The acquiescence of the working class and the people at home
is an essential condition for the Bush doctrine of preemption
and this new era of "endless war" to succeed. In the course of
this war the big business media has become a virtual state
organ. The so-called "embedded" reporters are really
imprisoned, bribed, corrupted mouthpieces for the military high
command. The anchors who talk to them over the television
networks are mere conduits for the latest Pentagon
propaganda.
The Congress, after approving the war, has become a silent
body during this historic turn implemented by the right-wing
militarists in the White House and the Pentagon to lead U.S.
imperialism onto the path of world empire, onto the path of
unbridled militarism in the struggle to vanquish all its
imperialist rivals and vastly expand its exploitation of the
oppressed peoples of the world.
All the traditional instruments of bourgeois opposition have
also stood by while the constitutional rights of the people
have been under assault from the Patriot Act and the regime of
Attorney General John Ashcroft and the Justice Depart ment.

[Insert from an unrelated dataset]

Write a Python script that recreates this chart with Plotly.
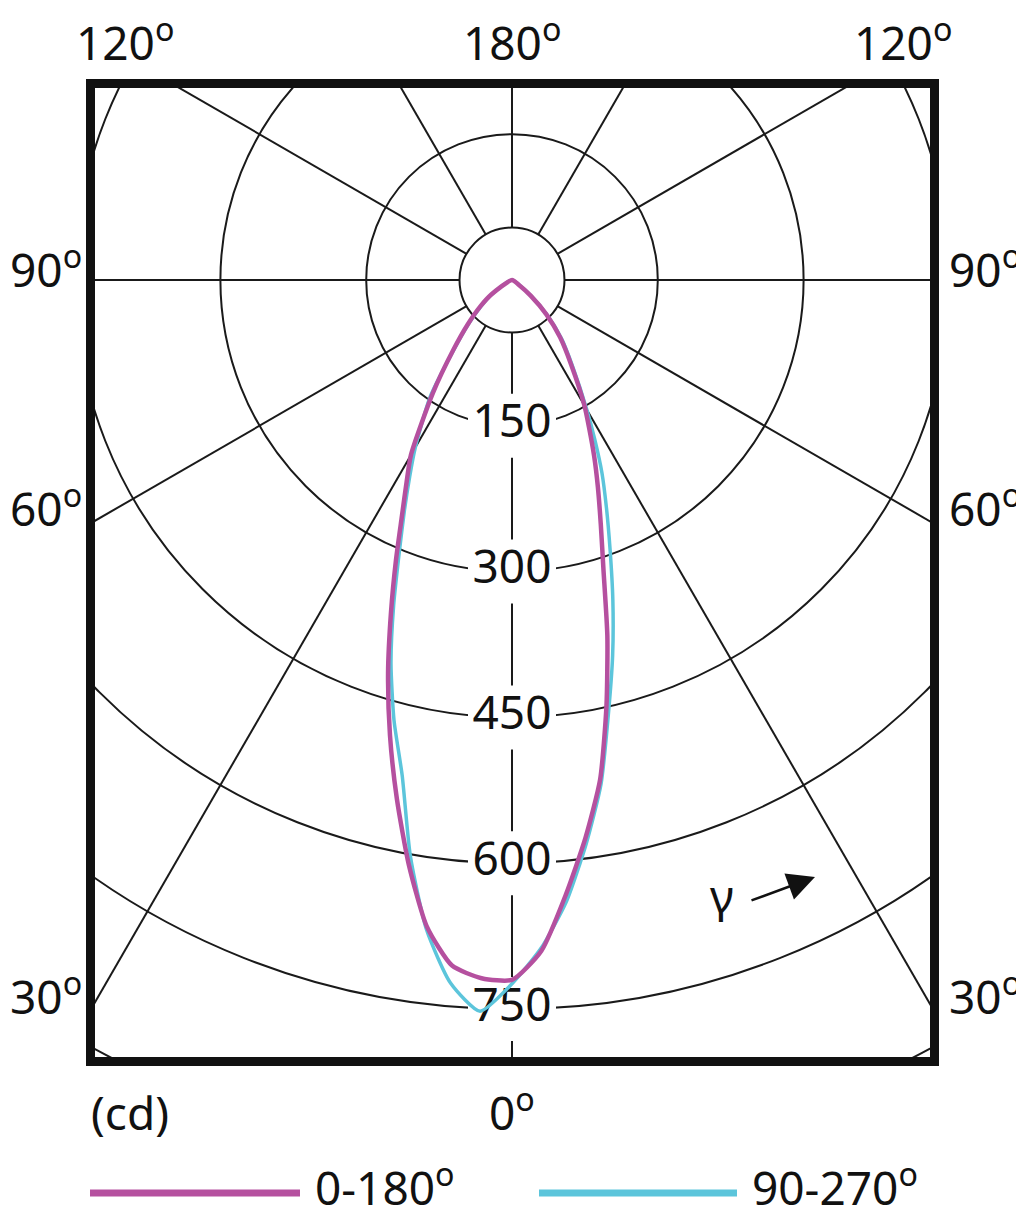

They have stood silent as the military and police role in
monitoring institutions and civilian life has drastically
expanded under the pretext of homeland security. The corporate
media and the Congress have become increasingly subservient to
and integrated into the war machine at this critical moment,
when the lives and futures of millions are at stake.
The movement must escalate and broaden its struggle against
imperialist aggression and occupation abroad and
military-police state reaction at home. Whatever the final
outcome of this brutal war, the heroic Iraqi resistance to
overwhelming force should be an example and an inspiration to
stop the U.S. war machine right here at home. The next big
opportunity will come on April 12 in Washington, D.C.